Under the Rules, an agreement to halve a hole being played is permissible. However, if players agree to consider a hole halved without either player making a stroke on the hole, they should be disqualified under Rule 1-3 for agreeing to exclude the operation of Rule 2-1 by failing to play the stipulated round.

The sporting offer was therefore permitted and was obviously in the favour of Fowler, who had the longer putt for par. But this had followed an incident on the previous hole, where Fowler had been forced to wait for a ruling Garcia had requested. The ruling took some time to conclude and when it was eventually Fowler’s turn to play, he missed his makeable birdie putt.

When questioned about it Garcia explained, “I felt guilty that my drop on the 6th took so long. I felt like if I would have been in his position I would have been uncomfortable waiting so long to hit my birdie putt. So I just thought I have to do something. I have to do something to make sure that I feel okay with myself.”

Garcia’s sporting gesture was applauded, especially in light of the fact that he went on to lose his match by one hole to Fowler.

BLAYNE TO BLAME

Blayne Barber shot a 4-under 67 in the first round of the Web.com Tour’s Brasil Champions event in March, leaving him three shots off the pace. Unfortunately, Barber failed to sign his score card before leaving the scoring area and was subsequently disqualified.

Signing the score card is fundamental to the game and failing to carry out this responsibility, results in disqualification (Rule 6-6b). A signature is the stamp of approval and attests to the score achieved by the player.

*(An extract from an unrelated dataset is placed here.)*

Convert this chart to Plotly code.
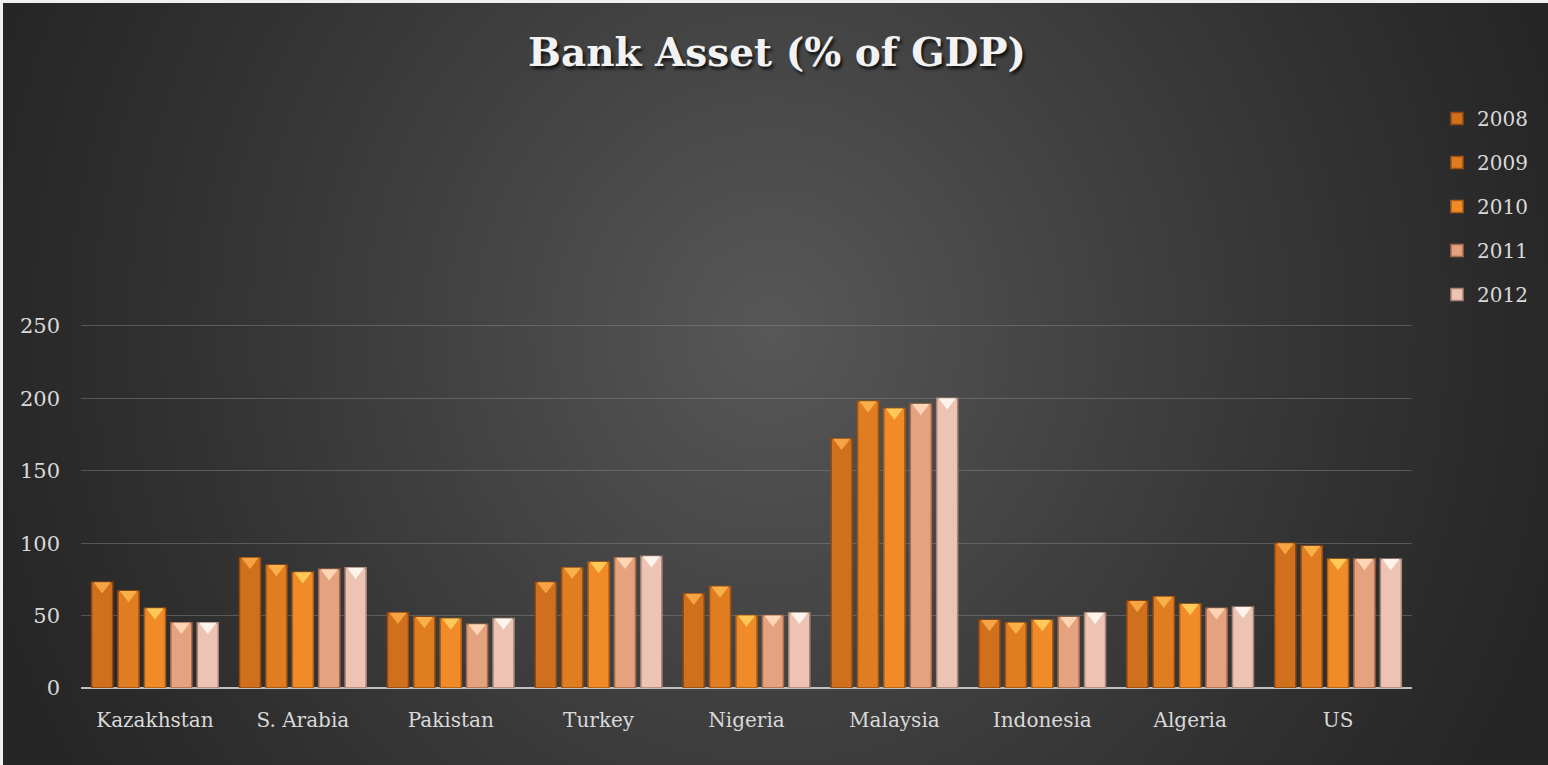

Both the marker and the player must sign the score card to confirm that this is the actual score for the player, which in turn protects the interests of the whole field.

This was the third time in the past 18 months that Barber had found himself disqualified from an event on Tour. Days after advancing past the first round of the PGA Tour qualifying school in 2012, Barber realised after the fact that he had failed to include a penalty for touching a loose impediment in a hazard. Then last August, he was disqualified from an event, this time for signing in error for a score lower at hole than he actually achieved.

BOUNDARY BLOOPER

Nathan Smith was disqualified from the Arnold Palmer Bay Hill Invitational for playing a ball from out of bounds. Smith found his ball in an area to the side of the 5th hole and failed to notice that the area was deemed to be out of bounds.

A ball lying out of bounds is no longer in play and thus is a wrong ball. Accordingly, the player incurs a two-stroke penalty for playing the wrong ball and must correct the error by proceeding under Rule 27-1, incurring the stroke and distance penalty.

As Smith did not correct his error before he teed off at the 6th hole, he was disqualified (Rule 15-3b).

DIVOT DILEMA

Playing the final hole of his final round, at the Trophee Hassan II in Agadir, Morocco in March, Alejandro Canizares of Spain, had a seven-stroke lead. His second shot to the 18th hole finished up in a very unlucky lie, when it rolled back down a steep greenside bank and settled immediately behind an attached divot.

Unfortunately, in this case the divot had not been pressed down or repaired properly, almost covering his entire ball, leaving Canizares with a difficult chip back up the bank to the green.

Canizares requested a ruling but was not permitted to remove the divot by the referee. A player must not improve or allow to be improved the position or lie of his ball, the area of his intended stance or swing, or his line of play by moving, bending breaking anything growing or fixed (Rule 13-2).

A divot which is completely detached and has not been replaced with the roots downwards in its hole is classed as a loose impediment and through the green may be removed. However, a divot which is not completely detached is not a loose impediment. It is something fixed and therefore its removal or replacement would be a breach of Rule 13-2 as the lie and area of intended swing would be improved.

The Etiquette Section of the Rules of Golf encourages golfers to carefully repair any divot holes out of courtesy to fellow-competitors and to help avoid such situations. Canizaries, despite the tough shot he faced, went on to win the tournament.